The benefit was enormous. Not only did the system save countless human lives, but it reduced costs incurred by infections and saved the institution money as well. “Our teams got awards from Baxter. I received a Physician Champion Award. We were able to present our work both here and abroad. But this is now 15 years ago, this was really at the very beginning of the use of industrial process improvement methodologies to healthcare problems,” he said.

Currently, Granato works as a full-time administrator. His main focus is to improve quality and enhance efficiency with medical procedures. While his role has changed over the years and his responsibilities have grown, the underlining motivation behind everything he does has not. He has always worked to save lives.

“One can never minimize the loss of life. Particularly in the discipline I have, interventional cardiology, the death of a patient becomes, for lack of a better word, an occupational hazard. I don’t want to say one becomes immune to it, but one comes to realize that the death of a patient will be inevitable. The flip side of that is the many patients who you’ve been able to pull back from the edge, who should have died that didn’t, and the benefit that you’ve provided them and their family.”

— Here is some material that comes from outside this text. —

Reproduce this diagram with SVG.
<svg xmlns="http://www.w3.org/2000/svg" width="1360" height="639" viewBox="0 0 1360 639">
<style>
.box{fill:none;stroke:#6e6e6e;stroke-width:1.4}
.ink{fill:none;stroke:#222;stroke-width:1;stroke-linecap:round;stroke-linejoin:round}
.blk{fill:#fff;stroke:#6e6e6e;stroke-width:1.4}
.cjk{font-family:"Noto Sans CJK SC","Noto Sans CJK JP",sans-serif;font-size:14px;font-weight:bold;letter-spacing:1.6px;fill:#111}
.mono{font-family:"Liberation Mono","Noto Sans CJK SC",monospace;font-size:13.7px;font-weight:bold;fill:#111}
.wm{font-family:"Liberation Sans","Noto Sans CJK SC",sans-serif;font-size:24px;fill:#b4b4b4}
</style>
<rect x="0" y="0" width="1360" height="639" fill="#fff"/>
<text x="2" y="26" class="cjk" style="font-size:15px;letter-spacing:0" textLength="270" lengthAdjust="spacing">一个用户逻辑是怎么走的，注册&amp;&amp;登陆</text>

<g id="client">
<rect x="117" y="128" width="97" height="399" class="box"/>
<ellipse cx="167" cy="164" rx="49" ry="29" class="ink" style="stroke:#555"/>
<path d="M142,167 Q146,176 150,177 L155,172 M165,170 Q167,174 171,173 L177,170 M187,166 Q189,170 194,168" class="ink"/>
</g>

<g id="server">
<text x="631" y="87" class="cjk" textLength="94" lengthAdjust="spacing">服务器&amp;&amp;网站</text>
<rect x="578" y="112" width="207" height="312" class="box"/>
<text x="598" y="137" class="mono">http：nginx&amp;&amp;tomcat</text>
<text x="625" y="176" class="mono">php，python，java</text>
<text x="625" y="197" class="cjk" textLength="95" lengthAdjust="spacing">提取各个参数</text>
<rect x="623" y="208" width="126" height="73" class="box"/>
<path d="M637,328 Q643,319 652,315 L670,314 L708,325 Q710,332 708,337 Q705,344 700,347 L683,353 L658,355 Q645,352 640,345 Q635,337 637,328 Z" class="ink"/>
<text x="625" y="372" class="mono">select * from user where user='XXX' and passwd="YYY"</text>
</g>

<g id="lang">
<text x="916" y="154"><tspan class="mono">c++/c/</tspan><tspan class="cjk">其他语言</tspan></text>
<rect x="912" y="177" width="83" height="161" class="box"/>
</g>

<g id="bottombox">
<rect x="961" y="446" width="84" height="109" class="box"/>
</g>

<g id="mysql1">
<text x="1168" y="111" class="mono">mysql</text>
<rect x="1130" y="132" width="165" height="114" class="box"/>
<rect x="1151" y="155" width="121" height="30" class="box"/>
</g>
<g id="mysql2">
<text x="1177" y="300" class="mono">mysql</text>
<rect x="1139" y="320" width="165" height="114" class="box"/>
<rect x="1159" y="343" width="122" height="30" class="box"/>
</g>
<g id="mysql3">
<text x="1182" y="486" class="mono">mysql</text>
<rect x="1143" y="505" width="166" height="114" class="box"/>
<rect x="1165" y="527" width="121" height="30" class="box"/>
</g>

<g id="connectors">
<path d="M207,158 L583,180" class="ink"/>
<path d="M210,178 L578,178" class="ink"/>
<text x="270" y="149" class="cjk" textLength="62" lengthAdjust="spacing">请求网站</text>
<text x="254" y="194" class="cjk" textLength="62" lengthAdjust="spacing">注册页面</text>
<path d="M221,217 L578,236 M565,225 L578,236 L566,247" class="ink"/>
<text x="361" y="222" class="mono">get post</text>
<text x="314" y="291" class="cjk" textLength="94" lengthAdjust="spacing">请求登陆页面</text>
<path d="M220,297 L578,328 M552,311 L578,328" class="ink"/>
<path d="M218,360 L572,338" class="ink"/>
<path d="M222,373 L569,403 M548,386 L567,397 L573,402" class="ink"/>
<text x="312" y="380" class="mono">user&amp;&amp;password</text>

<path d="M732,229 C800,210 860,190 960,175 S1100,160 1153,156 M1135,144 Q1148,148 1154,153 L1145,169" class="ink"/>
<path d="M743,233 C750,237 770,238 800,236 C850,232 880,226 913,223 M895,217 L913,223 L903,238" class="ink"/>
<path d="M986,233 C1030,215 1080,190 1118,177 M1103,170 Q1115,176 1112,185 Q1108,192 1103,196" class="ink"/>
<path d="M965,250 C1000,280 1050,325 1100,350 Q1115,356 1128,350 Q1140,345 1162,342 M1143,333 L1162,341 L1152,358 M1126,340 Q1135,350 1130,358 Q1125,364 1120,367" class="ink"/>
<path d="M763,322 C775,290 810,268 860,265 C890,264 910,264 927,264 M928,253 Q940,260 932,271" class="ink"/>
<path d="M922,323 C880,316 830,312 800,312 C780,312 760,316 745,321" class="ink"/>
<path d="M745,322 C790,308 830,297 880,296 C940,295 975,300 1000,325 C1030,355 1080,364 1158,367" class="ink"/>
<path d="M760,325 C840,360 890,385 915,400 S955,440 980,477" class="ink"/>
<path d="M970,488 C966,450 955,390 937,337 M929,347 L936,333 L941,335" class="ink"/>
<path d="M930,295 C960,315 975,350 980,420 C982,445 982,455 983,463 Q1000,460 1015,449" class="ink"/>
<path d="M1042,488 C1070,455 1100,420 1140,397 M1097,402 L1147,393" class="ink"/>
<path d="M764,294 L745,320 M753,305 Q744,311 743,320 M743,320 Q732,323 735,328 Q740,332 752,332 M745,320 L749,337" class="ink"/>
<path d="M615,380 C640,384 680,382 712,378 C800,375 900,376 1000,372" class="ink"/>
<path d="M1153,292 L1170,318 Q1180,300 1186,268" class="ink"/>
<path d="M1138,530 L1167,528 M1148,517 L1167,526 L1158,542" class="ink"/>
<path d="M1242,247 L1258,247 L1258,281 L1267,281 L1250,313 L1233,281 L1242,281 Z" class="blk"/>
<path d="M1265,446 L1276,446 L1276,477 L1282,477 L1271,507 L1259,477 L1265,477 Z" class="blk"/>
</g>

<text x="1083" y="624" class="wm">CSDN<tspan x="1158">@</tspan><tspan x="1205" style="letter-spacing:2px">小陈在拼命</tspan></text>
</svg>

The cards he receives from satisfied patients are numerous, including a card he gets every Thanksgiving from a patient who wanted to reach his 50th wedding anniversary and is now seven years past that milestone. What he tells his residents and students hones his point even more: He says if he gave you the keys to his car and told you to drive it all week, you’d be flattered. If he loaned you his house in Florida for a month, you are even more flattered with the trust given. When someone says, “Here is my wife. I trust her to you. Or here is my father. It is a responsibility. It is a privilege. It is an honor that can never be taken for granted, it can never be underestimated, and the ability to fulfil that trust is what keeps you past the dark days,” he said.

On a recent visit to campus, Granato saw the improvements that have happened at Stevens in the decades since he attended. He believes that the changes are remarkable in the field of engineering, particularly in nanotechnologies and with the development of biomaterials. Granato is a member of the Edwin A. Stevens Society. Recently, he generously gave guest lectures to current biomedical engineering students at Stevens. “Stevens needs to continue to cultivate its interests in health sciences in a way that will help its engineering programs and allow it to extend into what can only be described as a burgeoning industry,” he said.

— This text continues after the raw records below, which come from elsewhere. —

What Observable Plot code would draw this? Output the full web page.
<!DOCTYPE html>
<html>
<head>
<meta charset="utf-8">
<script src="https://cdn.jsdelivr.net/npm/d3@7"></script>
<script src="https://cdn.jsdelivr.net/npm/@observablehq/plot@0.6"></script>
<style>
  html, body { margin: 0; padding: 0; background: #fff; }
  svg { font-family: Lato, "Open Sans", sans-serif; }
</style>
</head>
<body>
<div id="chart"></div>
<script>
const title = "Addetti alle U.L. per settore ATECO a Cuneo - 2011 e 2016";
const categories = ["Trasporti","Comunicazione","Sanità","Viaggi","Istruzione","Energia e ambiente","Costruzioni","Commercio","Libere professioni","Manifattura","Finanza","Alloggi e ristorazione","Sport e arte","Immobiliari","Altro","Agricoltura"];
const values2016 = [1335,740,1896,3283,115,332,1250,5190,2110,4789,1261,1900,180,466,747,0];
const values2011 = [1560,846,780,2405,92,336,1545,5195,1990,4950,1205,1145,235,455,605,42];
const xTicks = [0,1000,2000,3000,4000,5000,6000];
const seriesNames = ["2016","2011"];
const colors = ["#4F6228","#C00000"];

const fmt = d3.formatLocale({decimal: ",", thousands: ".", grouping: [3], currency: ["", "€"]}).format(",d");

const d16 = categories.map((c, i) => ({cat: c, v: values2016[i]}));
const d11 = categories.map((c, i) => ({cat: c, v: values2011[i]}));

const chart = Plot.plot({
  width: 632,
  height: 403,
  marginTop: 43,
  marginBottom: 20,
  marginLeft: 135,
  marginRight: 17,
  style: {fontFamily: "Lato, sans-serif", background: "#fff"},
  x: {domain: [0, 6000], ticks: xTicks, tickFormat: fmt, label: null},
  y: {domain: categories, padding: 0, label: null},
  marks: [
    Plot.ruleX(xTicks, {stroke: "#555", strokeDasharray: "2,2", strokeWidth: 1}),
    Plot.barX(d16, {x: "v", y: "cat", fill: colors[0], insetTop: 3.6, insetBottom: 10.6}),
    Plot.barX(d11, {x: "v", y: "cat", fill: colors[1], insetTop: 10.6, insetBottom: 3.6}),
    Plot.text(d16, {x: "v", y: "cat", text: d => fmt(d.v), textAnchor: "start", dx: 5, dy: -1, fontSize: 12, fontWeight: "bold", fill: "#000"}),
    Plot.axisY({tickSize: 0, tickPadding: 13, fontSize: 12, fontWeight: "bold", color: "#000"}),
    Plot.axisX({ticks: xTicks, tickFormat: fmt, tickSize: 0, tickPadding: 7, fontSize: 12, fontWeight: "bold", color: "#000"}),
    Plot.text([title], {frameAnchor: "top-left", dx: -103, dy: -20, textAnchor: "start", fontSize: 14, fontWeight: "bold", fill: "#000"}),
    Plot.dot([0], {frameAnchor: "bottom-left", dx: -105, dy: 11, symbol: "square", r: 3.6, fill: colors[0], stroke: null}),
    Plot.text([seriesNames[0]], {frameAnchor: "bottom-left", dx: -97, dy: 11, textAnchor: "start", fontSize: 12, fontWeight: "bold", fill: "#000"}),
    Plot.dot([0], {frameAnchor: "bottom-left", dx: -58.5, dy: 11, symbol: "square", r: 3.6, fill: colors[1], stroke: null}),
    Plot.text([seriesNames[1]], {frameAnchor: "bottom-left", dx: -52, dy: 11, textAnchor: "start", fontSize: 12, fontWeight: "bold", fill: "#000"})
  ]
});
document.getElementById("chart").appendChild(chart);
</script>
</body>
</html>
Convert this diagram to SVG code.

He noticed too that there were plenty of activities and events for students to participate in – enough to make any student inclined into a well-rounded individual. He stresses that it is not enough to get good grades to get into medical school.

Although he didn’t realize it at the time, his love of Shakespeare is what secured his acceptance into Johns Hopkins. In preparation for his interview, he brought his large portfolio that included all his research, every news clipping he ever had, but his interviewer surprised him by asking why he took a course in Shakespeare during his senior year. Jerry replied that he liked it. Then Jerry was asked if he thought the witches in Macbeth were real or figments of the imagination.

“For the next hour, we discussed Shakespeare – not a word about my research, not a word about medical school, not a word about anything, but what I liked about Shakespeare and what I learned from it. And needless to say I went home thinking that for sure I wasn’t getting in. Thirty years later, I realize that is the reason I got in,” he said.

The reason he says that now is simple. By the time you come for your interview, your grades and research are known to them, but what they are interested in finding out is who you are as a person, he explains.

“You need to build your character, build your interests, have other things that continue to make you whole in a way that enables you to relate to a large body of people. The most successful people are those who continue to evolve, continue to learn and have a number of balls up in the air at once. Here at Stevens they are uniquely poised to tap into that, both within the institute and to that village across the river,” he said.